In short: the * triggers an explicit deref, which can be overloaded via ops::Deref.
More Detail
Look at this code:
let s = "hi".to_string(); // : String
let a = &s;
What’s the type of a? It’s simply &String! This shouldn’t be very surprising, since we take the reference of a String. Ok, but what about this?
let s = "hi".to_string(); // : String
let b = &*s; // equivalent to `&(*s)`
What’s the type of b? It’s &str! Wow, what happened?
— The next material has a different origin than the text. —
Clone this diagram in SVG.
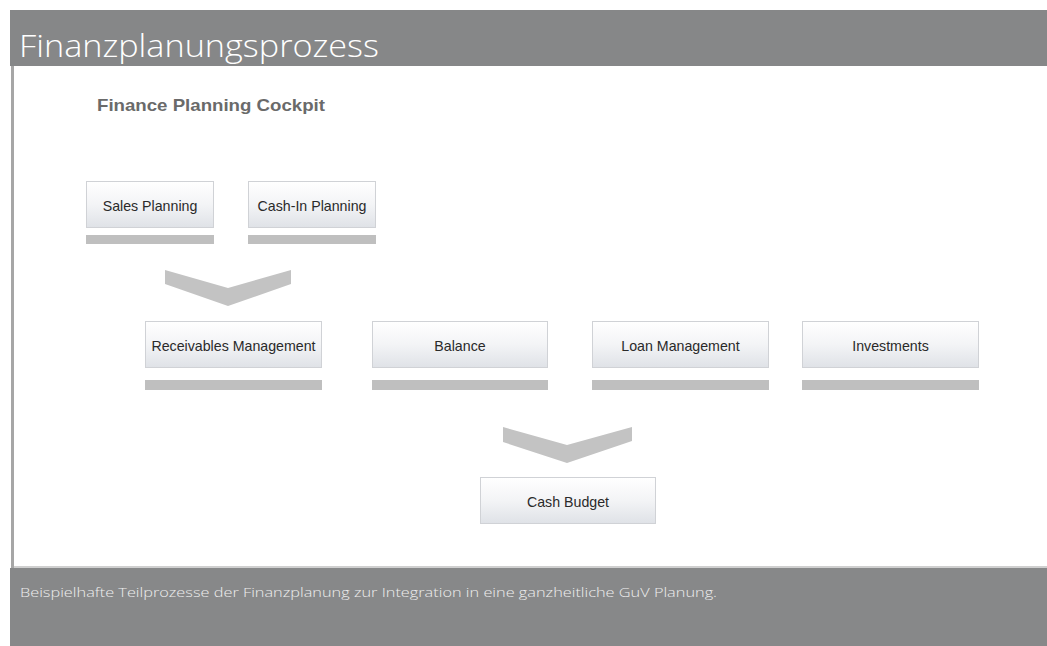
<svg xmlns="http://www.w3.org/2000/svg" width="1047" height="646" viewBox="0 0 1047 646">
<defs>
<linearGradient id="boxg" x1="0" y1="0" x2="0" y2="1">
<stop offset="0" stop-color="#ffffff"/>
<stop offset="0.5" stop-color="#f3f4f6"/>
<stop offset="1" stop-color="#dfe2e7"/>
</linearGradient>
<style>
.box{fill:url(#boxg);stroke:#d0d2d6;stroke-width:1}
.bar{fill:#bfbfbf}
.lbl{font-family:"Liberation Sans",Arial,sans-serif;font-size:14.2px;fill:#2a2a2a;text-anchor:middle}
.chev{fill:#c3c3c3}
</style>
</defs>
<rect x="0" y="0" width="1047" height="646" fill="#ffffff"/>
<g id="header">
<rect x="10" y="10" width="1037" height="56" fill="#868788"/>
<text x="19" y="57" font-family="'Open Sans',sans-serif" font-weight="300" font-size="31" fill="#ffffff" textLength="360" lengthAdjust="spacingAndGlyphs">Finanzplanungsprozess</text>
</g>
<rect x="11" y="66" width="3" height="502" fill="#a6a6a6"/>
<rect x="14" y="566" width="1033" height="2" fill="#cfcfcf"/>
<g id="footer">
<rect x="10" y="568" width="1037" height="78" fill="#878889"/>
<text x="20" y="597" font-family="'Open Sans',sans-serif" font-weight="300" font-size="12.5" fill="#eeeeee" textLength="697" lengthAdjust="spacingAndGlyphs">Beispielhafte Teilprozesse der Finanzplanung zur Integration in eine ganzheitliche GuV Planung.</text>
</g>
<text id="cockpit-title" x="97" y="111" font-family="'Liberation Sans',Arial,sans-serif" font-weight="bold" font-size="16.5" fill="#6a6a6a" textLength="228" lengthAdjust="spacingAndGlyphs">Finance Planning Cockpit</text>
<g id="connectors">
<polygon class="chev" points="165,270 228,288 291,270 291,284 228,306 165,284"/>
<polygon class="chev" points="503,427 567,445 632,427 632,441 567,463 503,442"/>
</g>
<g id="sales-planning">
<rect class="box" x="86.5" y="181.5" width="127" height="46"/>
<rect class="bar" x="86" y="235" width="128" height="9"/>
<text class="lbl" x="150" y="210.5">Sales Planning</text>
</g>
<g id="cash-in-planning">
<rect class="box" x="248.5" y="181.5" width="127" height="46"/>
<rect class="bar" x="248" y="235" width="128" height="9"/>
<text class="lbl" x="312" y="210.5">Cash-In Planning</text>
</g>
<g id="receivables-management">
<rect class="box" x="145.5" y="321.5" width="176" height="46"/>
<rect class="bar" x="145" y="380" width="177" height="10"/>
<text class="lbl" x="233.5" y="350.5">Receivables Management</text>
</g>
<g id="balance">
<rect class="box" x="372.5" y="321.5" width="175" height="46"/>
<rect class="bar" x="372" y="380" width="176" height="10"/>
<text class="lbl" x="460" y="350.5">Balance</text>
</g>
<g id="loan-management">
<rect class="box" x="592.5" y="321.5" width="176" height="46"/>
<rect class="bar" x="592" y="380" width="177" height="10"/>
<text class="lbl" x="680.5" y="350.5">Loan Management</text>
</g>
<g id="investments">
<rect class="box" x="802.5" y="321.5" width="176" height="46"/>
<rect class="bar" x="802" y="380" width="177" height="10"/>
<text class="lbl" x="890.5" y="350.5">Investments</text>
</g>
<g id="cash-budget">
<rect class="box" x="480.5" y="477.5" width="175" height="46"/>
<text class="lbl" x="568" y="506.5">Cash Budget</text>
</g>
</svg>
Note that *s is executed first. As most operators, the dereference operator * is also overloadable and the usage of the operator can be considered syntax sugar for *std::ops::Deref::deref(&s) (note that we recursively dereferencing here!). String does overload this operator:
impl Deref for String {
type Target = str;
fn deref(&self) -> &str { ... }
}
So, *s is actually *std::ops::Deref::deref(&s), in which the deref() function has the return type &str which is then dereferenced again. Thus, *s has the type str (note the lack of &).
Since str is unsized and not very handy on its own, we’d like to have a reference to it instead, namely &str. We can do this by adding a & in front of the expression! Tada, now we reached the type &str!
&*s is rather the manual and explicit form. Often, the Deref-overload is used via automatic deref coercion. When the target type is fixed, the compiler will deref for you:
fn takes_string_slice(_: &str) {}
let s = "hi".to_string(); // : String
takes_string_slice(&s); // this works!